= To do =
Print all of the lines exactly. Any picture among them stays out.

= Data provided =
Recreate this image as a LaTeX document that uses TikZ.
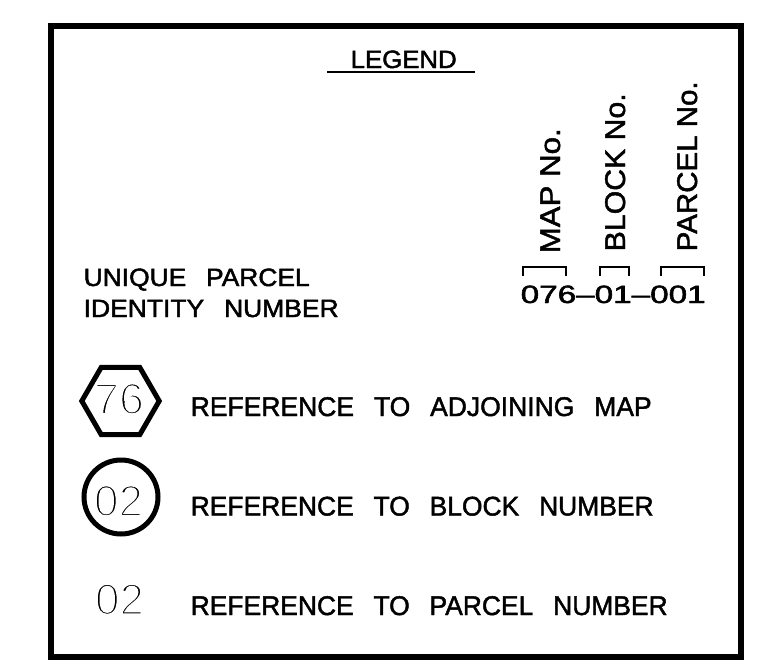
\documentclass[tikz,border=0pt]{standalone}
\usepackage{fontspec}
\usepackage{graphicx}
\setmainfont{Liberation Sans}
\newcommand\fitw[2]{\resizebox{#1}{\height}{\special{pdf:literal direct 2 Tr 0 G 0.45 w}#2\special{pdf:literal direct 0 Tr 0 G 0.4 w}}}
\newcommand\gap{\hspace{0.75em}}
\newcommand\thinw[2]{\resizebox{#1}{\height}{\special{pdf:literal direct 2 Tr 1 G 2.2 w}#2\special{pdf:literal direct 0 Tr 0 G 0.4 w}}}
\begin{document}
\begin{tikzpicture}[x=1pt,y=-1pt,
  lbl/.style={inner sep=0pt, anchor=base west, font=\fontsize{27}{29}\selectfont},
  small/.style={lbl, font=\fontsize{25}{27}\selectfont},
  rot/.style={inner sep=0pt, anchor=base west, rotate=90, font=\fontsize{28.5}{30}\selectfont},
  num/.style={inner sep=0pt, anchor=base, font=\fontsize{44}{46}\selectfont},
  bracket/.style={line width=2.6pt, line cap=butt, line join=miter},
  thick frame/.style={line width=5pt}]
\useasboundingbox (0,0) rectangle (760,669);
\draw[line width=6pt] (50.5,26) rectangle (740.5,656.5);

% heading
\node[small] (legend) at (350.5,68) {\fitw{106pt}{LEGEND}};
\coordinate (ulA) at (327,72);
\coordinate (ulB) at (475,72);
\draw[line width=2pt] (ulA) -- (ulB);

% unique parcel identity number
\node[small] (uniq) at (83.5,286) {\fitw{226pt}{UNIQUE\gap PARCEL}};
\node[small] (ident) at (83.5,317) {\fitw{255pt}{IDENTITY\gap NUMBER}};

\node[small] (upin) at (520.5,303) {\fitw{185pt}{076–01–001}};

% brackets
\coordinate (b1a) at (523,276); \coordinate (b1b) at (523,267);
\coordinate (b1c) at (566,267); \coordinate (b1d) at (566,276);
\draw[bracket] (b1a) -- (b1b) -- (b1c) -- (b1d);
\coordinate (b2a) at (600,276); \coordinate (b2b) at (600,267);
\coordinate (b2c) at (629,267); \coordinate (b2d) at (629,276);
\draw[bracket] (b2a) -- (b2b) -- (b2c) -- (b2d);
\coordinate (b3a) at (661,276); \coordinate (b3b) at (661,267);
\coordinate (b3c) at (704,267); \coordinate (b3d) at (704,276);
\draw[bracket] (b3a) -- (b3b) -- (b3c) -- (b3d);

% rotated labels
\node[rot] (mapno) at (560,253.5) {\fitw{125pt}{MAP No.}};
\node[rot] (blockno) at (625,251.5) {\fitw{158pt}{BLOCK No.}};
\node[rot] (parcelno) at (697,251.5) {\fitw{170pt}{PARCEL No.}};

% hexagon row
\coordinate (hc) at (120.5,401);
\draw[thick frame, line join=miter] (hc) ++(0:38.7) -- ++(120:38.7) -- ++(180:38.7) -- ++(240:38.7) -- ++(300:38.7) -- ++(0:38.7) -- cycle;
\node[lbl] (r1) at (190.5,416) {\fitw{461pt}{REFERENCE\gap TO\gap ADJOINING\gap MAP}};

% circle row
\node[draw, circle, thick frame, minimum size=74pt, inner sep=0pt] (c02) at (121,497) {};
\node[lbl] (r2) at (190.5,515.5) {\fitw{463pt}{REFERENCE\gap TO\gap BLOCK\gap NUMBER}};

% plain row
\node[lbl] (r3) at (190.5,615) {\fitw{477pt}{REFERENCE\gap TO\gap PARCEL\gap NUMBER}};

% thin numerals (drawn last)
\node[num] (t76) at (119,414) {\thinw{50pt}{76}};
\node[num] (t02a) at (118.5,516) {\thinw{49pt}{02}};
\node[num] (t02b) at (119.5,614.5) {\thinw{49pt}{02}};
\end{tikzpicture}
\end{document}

= Answer to this task =
Recreate this image as a LaTeX document that uses TikZ.
\documentclass[tikz,border=0pt]{standalone}
\usepackage{fontspec}
\usepackage{graphicx}
\setmainfont{Liberation Sans}
\newcommand\fitw[2]{\resizebox{#1}{\height}{\special{pdf:literal direct 2 Tr 0 G 0.45 w}#2\special{pdf:literal direct 0 Tr 0 G 0.4 w}}}
\newcommand\gap{\hspace{0.75em}}
\newcommand\thinw[2]{\resizebox{#1}{\height}{\special{pdf:literal direct 2 Tr 1 G 2.2 w}#2\special{pdf:literal direct 0 Tr 0 G 0.4 w}}}
\begin{document}
\begin{tikzpicture}[x=1pt,y=-1pt,
  lbl/.style={inner sep=0pt, anchor=base west, font=\fontsize{27}{29}\selectfont},
  small/.style={lbl, font=\fontsize{25}{27}\selectfont},
  rot/.style={inner sep=0pt, anchor=base west, rotate=90, font=\fontsize{28.5}{30}\selectfont},
  num/.style={inner sep=0pt, anchor=base, font=\fontsize{44}{46}\selectfont},
  bracket/.style={line width=2.6pt, line cap=butt, line join=miter},
  thick frame/.style={line width=5pt}]
\useasboundingbox (0,0) rectangle (760,669);
\draw[line width=6pt] (50.5,26) rectangle (740.5,656.5);

% heading
\node[small] (legend) at (350.5,68) {\fitw{106pt}{LEGEND}};
\coordinate (ulA) at (327,72);
\coordinate (ulB) at (475,72);
\draw[line width=2pt] (ulA) -- (ulB);

% unique parcel identity number
\node[small] (uniq) at (83.5,286) {\fitw{226pt}{UNIQUE\gap PARCEL}};
\node[small] (ident) at (83.5,317) {\fitw{255pt}{IDENTITY\gap NUMBER}};

\node[small] (upin) at (520.5,303) {\fitw{185pt}{076–01–001}};

% brackets
\coordinate (b1a) at (523,276); \coordinate (b1b) at (523,267);
\coordinate (b1c) at (566,267); \coordinate (b1d) at (566,276);
\draw[bracket] (b1a) -- (b1b) -- (b1c) -- (b1d);
\coordinate (b2a) at (600,276); \coordinate (b2b) at (600,267);
\coordinate (b2c) at (629,267); \coordinate (b2d) at (629,276);
\draw[bracket] (b2a) -- (b2b) -- (b2c) -- (b2d);
\coordinate (b3a) at (661,276); \coordinate (b3b) at (661,267);
\coordinate (b3c) at (704,267); \coordinate (b3d) at (704,276);
\draw[bracket] (b3a) -- (b3b) -- (b3c) -- (b3d);

% rotated labels
\node[rot] (mapno) at (560,253.5) {\fitw{125pt}{MAP No.}};
\node[rot] (blockno) at (625,251.5) {\fitw{158pt}{BLOCK No.}};
\node[rot] (parcelno) at (697,251.5) {\fitw{170pt}{PARCEL No.}};

% hexagon row
\coordinate (hc) at (120.5,401);
\draw[thick frame, line join=miter] (hc) ++(0:38.7) -- ++(120:38.7) -- ++(180:38.7) -- ++(240:38.7) -- ++(300:38.7) -- ++(0:38.7) -- cycle;
\node[lbl] (r1) at (190.5,416) {\fitw{461pt}{REFERENCE\gap TO\gap ADJOINING\gap MAP}};

% circle row
\node[draw, circle, thick frame, minimum size=74pt, inner sep=0pt] (c02) at (121,497) {};
\node[lbl] (r2) at (190.5,515.5) {\fitw{463pt}{REFERENCE\gap TO\gap BLOCK\gap NUMBER}};

% plain row
\node[lbl] (r3) at (190.5,615) {\fitw{477pt}{REFERENCE\gap TO\gap PARCEL\gap NUMBER}};

% thin numerals (drawn last)
\node[num] (t76) at (119,414) {\thinw{50pt}{76}};
\node[num] (t02a) at (118.5,516) {\thinw{49pt}{02}};
\node[num] (t02b) at (119.5,614.5) {\thinw{49pt}{02}};
\end{tikzpicture}
\end{document}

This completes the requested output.